In the meantime counsels and their clients must keep the content of Section 629 BCC and Section 23 of the Second Company Directive (and their related Sections) in mind.
Benoit Simpelaere
Partner
bsimpelaere@be.hochelaw.com
M&A Transactions
(1) Applicable law in several EU jurisdictions : United Kingdom : Sections 151 to 158 Companies Act (1985); the Netherlands : Sections 98 C and 207c Civil Code; France : Sections 217-8 and 217-9 of the n° 66-537 Act on Commercial companies; Germany : Section 71A 13.12.1978 Aktiengesetz; Luxemburg : Section 49-6 of the 10.08.1915 Company law.
(2) Section 23 of the Second Company Directive 77/91/EEG of the Council of 13 December 1976 on the coordination of safeguards states that:
1. A company may not advance funds, nor make loans, nor provide security, in the perspective of acquisition of its shares by a third party;
2. Paragraph 1 shall not apply to transactions concluded by banks and other financial institutions in the normal course of business, nor to transactions realized in the perspective of acquisition of shares by or for the company’s employees or the employees of an associate company. However, these transactions may not cause reduction in the net assets below the amount specified in Section 15 (1) (a);
3. Paragraph 1 shall not apply to transactions realized in the perspective of acquisition of shares as described in Section 20 (1) (h)

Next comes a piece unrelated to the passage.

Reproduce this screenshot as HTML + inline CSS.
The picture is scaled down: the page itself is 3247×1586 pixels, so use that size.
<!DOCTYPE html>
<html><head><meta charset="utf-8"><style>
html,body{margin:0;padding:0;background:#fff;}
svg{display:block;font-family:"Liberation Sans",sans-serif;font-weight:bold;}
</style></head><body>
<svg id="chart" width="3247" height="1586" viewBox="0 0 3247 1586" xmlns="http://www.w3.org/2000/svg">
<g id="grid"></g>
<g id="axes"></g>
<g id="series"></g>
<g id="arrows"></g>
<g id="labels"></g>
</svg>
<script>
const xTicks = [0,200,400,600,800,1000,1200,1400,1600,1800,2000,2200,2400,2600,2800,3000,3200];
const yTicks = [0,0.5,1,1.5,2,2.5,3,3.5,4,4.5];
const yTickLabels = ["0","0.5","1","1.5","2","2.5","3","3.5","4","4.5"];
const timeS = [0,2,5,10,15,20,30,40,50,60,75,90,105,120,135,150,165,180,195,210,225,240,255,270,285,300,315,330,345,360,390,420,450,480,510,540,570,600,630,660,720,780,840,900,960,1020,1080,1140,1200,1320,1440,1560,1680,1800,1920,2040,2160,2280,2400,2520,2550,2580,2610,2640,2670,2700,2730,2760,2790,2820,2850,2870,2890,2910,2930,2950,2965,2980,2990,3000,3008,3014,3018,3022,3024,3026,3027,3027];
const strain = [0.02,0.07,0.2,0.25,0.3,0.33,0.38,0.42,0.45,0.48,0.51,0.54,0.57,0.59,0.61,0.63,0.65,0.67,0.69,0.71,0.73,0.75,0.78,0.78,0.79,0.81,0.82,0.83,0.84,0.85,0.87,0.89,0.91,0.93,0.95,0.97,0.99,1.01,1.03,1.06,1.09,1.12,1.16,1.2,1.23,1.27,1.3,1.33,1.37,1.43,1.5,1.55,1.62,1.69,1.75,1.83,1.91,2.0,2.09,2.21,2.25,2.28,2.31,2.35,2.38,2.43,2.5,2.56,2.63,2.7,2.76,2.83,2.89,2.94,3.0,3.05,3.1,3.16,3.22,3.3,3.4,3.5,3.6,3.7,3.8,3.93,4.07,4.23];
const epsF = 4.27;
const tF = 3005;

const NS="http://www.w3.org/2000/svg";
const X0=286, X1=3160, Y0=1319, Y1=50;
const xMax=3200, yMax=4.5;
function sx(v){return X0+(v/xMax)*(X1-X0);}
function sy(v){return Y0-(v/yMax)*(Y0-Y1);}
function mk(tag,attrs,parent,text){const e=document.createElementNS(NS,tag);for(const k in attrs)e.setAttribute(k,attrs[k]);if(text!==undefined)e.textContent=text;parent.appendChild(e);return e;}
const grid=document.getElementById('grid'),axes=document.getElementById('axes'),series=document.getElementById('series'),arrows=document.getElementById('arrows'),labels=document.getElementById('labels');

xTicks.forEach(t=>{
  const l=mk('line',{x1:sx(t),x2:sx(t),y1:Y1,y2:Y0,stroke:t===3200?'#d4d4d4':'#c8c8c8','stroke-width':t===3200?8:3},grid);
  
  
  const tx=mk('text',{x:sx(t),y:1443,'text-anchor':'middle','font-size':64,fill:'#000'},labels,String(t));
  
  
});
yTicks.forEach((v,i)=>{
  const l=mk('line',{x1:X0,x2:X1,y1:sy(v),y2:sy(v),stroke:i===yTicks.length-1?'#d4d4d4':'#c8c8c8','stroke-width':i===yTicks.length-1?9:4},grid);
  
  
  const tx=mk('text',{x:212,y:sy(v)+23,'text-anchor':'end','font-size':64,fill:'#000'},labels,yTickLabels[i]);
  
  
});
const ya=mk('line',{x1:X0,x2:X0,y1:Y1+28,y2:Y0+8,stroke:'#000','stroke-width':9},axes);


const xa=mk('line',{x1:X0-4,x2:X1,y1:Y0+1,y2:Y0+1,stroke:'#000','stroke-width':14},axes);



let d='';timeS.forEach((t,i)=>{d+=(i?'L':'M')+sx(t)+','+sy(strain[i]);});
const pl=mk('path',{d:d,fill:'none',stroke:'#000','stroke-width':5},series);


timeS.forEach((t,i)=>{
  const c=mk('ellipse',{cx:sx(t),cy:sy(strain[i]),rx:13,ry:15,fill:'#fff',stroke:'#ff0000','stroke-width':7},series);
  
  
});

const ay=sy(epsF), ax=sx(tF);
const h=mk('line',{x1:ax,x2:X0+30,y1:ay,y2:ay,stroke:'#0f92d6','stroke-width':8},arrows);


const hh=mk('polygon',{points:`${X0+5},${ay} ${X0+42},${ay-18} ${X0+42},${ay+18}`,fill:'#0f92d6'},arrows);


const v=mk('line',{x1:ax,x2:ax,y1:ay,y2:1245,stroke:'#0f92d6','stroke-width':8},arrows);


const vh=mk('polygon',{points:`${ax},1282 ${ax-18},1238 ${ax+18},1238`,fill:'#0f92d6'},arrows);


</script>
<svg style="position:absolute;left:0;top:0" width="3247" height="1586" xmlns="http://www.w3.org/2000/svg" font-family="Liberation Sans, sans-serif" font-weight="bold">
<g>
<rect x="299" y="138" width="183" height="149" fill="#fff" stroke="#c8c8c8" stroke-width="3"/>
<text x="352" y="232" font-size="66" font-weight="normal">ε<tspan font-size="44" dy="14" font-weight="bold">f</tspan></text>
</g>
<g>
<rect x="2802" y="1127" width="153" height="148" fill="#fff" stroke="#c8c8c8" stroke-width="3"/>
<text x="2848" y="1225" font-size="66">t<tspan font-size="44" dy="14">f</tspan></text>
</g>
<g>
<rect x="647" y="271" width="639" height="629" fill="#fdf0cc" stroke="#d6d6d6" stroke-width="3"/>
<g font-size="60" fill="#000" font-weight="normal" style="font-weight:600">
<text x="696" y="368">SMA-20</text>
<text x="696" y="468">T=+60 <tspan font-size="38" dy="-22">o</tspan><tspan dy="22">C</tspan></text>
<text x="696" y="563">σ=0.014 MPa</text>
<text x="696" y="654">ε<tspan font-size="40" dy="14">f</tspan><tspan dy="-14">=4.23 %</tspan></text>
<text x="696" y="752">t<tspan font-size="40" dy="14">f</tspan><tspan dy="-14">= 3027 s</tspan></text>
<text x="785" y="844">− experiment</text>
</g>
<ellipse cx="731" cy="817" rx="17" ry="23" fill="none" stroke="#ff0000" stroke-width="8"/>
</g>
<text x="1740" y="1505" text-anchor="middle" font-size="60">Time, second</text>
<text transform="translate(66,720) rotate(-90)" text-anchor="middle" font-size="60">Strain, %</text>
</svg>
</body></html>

(3) K. Troch, Ondernemingsfinanciering bij de overname van vennootschappen. Een praktische commentaar op artikel 629 Wetboek van Vennootschappen, Brussel, Larcier 2004, nr.8.

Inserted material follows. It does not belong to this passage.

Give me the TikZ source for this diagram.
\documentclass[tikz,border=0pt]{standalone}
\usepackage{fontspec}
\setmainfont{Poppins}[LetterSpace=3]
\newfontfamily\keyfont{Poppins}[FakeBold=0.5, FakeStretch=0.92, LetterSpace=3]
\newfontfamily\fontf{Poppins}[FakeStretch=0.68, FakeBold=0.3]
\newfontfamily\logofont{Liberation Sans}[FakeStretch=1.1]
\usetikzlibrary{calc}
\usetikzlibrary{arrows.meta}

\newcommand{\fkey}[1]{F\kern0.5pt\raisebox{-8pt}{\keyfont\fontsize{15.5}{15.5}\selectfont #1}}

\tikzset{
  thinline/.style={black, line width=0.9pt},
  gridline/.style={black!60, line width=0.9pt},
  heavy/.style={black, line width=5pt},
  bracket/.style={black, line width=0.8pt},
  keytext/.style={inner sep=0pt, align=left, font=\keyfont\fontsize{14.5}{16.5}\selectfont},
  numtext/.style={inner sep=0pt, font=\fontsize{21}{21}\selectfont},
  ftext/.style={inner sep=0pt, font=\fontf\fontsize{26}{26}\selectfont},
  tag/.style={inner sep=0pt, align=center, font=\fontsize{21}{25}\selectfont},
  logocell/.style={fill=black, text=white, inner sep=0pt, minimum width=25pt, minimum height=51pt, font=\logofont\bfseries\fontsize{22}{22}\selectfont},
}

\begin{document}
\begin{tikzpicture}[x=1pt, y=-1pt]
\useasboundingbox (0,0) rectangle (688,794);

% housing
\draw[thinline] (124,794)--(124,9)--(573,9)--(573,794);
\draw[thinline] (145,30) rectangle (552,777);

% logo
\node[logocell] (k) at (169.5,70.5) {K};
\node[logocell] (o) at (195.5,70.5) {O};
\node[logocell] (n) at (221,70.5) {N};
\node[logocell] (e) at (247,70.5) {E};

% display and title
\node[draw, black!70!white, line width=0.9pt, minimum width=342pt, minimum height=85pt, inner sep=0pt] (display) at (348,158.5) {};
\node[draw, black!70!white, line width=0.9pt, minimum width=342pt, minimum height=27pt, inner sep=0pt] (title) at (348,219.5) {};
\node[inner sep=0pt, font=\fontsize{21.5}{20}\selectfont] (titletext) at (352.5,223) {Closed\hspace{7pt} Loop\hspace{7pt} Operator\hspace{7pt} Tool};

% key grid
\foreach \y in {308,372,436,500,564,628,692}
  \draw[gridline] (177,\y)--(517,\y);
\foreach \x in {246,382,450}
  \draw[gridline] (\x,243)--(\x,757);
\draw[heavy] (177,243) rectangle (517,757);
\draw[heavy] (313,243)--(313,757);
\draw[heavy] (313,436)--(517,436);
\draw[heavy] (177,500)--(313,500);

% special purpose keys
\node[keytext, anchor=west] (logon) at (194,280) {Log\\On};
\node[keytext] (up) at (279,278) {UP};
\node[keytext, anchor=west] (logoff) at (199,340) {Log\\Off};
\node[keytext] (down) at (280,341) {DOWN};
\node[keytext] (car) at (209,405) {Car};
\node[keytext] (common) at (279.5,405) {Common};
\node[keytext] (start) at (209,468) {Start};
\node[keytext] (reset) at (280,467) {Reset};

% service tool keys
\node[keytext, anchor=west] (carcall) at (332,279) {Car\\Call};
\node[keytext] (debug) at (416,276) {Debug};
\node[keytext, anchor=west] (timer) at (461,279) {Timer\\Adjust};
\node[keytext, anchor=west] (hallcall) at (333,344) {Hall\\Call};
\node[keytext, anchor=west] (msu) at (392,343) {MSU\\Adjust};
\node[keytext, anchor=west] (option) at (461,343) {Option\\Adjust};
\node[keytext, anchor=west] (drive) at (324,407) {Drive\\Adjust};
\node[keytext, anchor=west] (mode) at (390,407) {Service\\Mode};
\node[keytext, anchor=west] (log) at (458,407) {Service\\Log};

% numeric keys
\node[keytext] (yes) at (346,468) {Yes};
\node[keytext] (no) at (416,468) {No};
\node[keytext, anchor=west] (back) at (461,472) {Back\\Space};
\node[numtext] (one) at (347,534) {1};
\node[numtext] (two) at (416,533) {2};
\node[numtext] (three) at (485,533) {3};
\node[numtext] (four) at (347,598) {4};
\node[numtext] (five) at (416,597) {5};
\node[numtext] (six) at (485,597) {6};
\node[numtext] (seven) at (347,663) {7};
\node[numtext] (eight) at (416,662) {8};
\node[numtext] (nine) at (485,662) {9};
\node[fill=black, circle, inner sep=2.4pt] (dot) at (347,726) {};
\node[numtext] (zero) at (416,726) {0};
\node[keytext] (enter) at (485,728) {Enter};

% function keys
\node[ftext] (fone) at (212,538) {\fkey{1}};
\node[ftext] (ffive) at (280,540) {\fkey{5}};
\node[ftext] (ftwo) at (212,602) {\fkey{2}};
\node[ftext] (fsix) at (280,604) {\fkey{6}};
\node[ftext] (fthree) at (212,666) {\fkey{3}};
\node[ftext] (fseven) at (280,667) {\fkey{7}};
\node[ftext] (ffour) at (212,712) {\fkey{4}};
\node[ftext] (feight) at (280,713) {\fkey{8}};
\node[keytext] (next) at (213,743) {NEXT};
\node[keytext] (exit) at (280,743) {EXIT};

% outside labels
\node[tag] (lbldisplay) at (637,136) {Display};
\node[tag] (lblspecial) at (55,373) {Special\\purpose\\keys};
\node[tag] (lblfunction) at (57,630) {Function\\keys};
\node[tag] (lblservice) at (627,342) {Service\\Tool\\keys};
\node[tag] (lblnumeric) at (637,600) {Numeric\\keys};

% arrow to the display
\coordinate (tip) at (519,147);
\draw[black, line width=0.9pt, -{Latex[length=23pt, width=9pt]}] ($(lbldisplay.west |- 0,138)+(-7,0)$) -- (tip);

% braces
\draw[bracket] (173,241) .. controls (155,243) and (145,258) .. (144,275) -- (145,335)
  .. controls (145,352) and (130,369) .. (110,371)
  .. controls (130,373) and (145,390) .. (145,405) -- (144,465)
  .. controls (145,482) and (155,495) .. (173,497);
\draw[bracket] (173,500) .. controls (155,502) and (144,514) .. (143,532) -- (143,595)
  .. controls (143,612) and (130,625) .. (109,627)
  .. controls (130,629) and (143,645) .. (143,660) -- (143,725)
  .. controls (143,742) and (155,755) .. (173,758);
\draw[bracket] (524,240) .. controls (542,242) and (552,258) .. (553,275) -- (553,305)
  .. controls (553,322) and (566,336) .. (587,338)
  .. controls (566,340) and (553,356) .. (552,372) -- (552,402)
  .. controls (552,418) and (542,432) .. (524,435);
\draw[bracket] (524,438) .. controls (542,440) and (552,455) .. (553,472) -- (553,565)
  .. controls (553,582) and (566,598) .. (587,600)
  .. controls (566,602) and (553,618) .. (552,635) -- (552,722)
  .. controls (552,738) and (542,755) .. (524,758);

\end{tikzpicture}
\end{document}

(4) K. Geens, “Verwerving van eigen aandelen en personeelsaandelen”, NV en BVBA na de wet van 18 juli 1991, Kalmthout, Biblo, 1991, nr. 21; M. Verplancke, “Artikel 629 W.Venn.”, Vennootschapsrecht: artikelsgewijze commentaar met overzicht van rechtspraak en rechtsleer, Antwerpen, Kluwer 2000, nr. 29; R. Tas, Winstuitkering, kapitaalvermindering en kapitaalverliesverlies in NV en BVBA, Biblo, 2003, nr. 171; K. Troch, Ondernemingsfinanciering bij de overname van vennootschappen. Een praktische commentaar op artikel 629 Wetboek van Vennootschappen, Brussel, Larcier 2004, nr. 51.
(5) Commercial Court Tongeren, 5 December 2001, R.W. 2002-20023, 1394; Commercial Court Charleroi, 29 August 2002, DAOR 2002/64, 433.